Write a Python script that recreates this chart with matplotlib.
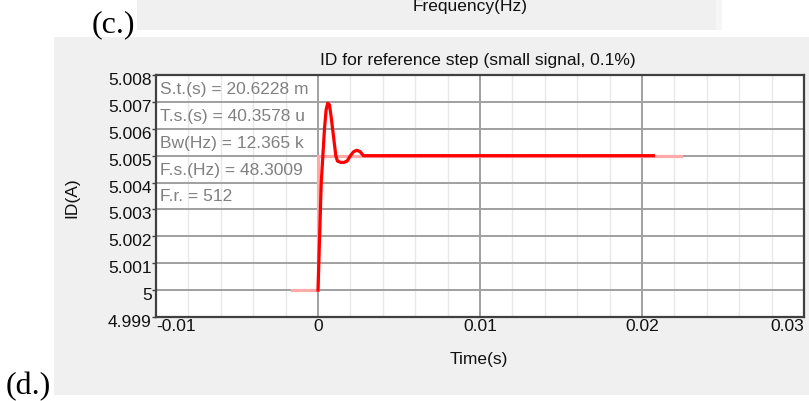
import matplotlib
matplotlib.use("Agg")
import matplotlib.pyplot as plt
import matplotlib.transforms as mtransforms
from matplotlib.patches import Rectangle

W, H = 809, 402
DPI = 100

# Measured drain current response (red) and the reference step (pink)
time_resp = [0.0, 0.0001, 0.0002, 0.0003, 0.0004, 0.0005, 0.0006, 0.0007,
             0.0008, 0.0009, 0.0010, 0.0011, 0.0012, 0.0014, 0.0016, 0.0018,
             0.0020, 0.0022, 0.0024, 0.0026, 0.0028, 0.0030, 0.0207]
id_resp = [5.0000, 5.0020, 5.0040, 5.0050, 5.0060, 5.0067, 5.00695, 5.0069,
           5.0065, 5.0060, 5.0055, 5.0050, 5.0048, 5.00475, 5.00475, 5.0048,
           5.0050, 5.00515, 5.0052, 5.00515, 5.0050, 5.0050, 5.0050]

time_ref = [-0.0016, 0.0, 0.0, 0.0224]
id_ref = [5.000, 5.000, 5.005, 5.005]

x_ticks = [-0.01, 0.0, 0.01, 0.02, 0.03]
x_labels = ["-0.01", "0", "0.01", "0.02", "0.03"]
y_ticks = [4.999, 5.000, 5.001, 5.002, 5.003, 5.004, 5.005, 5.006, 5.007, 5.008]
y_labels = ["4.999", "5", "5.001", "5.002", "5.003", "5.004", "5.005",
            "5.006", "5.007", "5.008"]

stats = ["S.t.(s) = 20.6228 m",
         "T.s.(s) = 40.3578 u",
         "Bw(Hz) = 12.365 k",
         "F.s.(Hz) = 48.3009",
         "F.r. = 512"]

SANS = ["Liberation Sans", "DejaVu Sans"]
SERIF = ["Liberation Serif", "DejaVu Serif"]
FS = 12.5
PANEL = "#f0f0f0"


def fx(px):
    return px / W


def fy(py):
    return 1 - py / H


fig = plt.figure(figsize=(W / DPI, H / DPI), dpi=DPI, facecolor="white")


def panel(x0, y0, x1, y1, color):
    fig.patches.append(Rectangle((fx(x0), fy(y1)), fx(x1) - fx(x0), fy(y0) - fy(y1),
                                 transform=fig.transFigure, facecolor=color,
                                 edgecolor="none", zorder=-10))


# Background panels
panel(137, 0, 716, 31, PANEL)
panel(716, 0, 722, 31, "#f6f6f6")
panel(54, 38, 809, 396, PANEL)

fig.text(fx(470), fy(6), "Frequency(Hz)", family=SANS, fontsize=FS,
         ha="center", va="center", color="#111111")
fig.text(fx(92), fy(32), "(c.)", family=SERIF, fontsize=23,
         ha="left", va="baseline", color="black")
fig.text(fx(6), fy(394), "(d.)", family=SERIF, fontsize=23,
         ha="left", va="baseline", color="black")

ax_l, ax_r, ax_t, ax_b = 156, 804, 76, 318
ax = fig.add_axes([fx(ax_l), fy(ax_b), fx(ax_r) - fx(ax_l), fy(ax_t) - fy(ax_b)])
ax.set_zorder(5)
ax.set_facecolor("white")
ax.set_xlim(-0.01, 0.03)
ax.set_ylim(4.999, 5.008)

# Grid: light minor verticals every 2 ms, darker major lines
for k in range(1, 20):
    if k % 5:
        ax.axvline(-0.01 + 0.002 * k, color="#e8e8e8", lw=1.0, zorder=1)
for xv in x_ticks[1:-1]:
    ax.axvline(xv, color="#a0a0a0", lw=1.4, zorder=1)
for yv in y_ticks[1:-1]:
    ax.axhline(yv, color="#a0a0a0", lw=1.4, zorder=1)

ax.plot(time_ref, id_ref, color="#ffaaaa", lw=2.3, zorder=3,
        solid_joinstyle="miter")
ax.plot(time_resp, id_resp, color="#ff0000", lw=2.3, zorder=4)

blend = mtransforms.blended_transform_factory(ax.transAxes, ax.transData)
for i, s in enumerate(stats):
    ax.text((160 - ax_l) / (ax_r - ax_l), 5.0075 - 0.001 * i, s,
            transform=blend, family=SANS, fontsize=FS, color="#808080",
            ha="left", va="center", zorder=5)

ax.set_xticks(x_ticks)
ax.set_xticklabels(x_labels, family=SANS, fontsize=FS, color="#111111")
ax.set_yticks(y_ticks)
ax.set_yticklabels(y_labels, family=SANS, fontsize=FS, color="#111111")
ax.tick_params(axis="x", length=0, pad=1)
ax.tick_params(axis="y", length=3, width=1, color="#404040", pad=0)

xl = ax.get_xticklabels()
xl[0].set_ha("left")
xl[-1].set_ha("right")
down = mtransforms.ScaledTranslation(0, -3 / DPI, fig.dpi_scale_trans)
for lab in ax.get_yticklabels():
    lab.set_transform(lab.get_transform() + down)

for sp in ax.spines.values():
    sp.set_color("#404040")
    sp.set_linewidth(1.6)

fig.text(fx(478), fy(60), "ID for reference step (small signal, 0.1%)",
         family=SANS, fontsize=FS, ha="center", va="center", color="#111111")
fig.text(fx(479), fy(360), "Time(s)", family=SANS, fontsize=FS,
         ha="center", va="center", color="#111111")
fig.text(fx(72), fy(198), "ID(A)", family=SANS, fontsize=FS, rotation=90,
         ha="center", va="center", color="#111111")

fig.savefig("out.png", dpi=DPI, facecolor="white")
==
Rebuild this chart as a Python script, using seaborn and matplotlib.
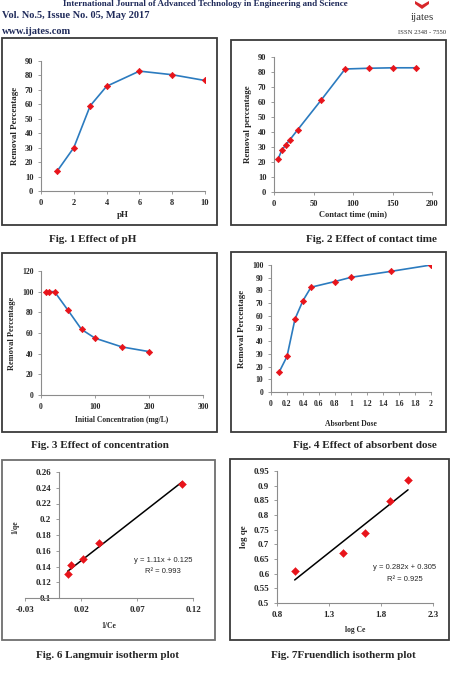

§ **Exercise task**
Using the records above, gather all lines where the string "matplotlib" is present.

§ **Exercise solution**
Write a Python script that recreates this chart with matplotlib.
import matplotlib
matplotlib.use("Agg")
import matplotlib.pyplot as plt
import matplotlib.transforms as mtransforms
from matplotlib.patches import Rectangle
Rebuild this chart as a Python script, using seaborn and matplotlib.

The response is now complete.